"To be staring such a large storm in the eye is just amazing, you feel the wind you feel the rush," James Thomas, a Sacramento native and meteorologist for the National Weather Service, told FOX40 over the phone.
It's Thomas' first hurricane and Florida's first serious hurricane in a over a decade.
"Being a Sacramento native, you don't see weather like this in California. You don't see massive hurricanes," Thomas said.
In Sacramento, The American Red Cross is monitoring the powerful storm.
13 volunteers were already on the ground Friday.
They're helping to open shelters in Florida and South Carolina.
"They're going to be providing meals, they're going to be providing comfort," said Janelle Weiner, Director of Communications for the American Red Cross Gold Country region.
The comfort is being spread far across the region.
The Red Cross says 23,000 people in Matthew's path stayed in Red Cross Shelters Thursday night.

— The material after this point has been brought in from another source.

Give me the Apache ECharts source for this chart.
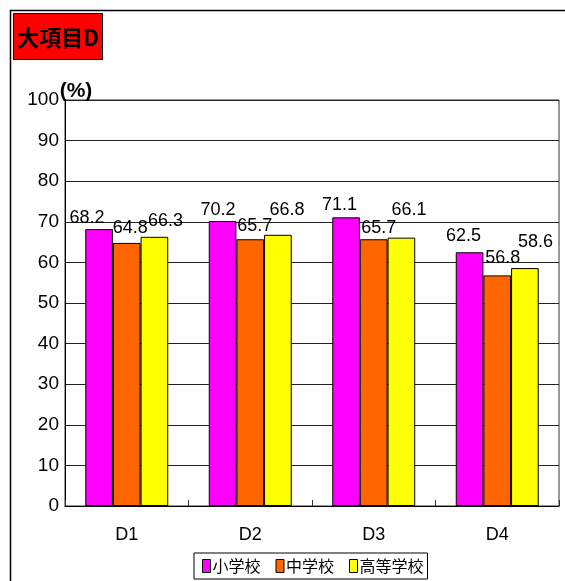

"We're dealing with a lot of people coming in were just trying to make sure that everybody has a place to stay, that everybody has the comfort that they need," Weiner said.
The Red Cross, providing the bare necessities and they have a lot of work ahead.
Thomas says the storm is still hovering over the East Coast of Florida and heading North.
"North Carolina is not out of the woods yet, South Carolina or Georgia are still in danger over the next several days," said Thomas.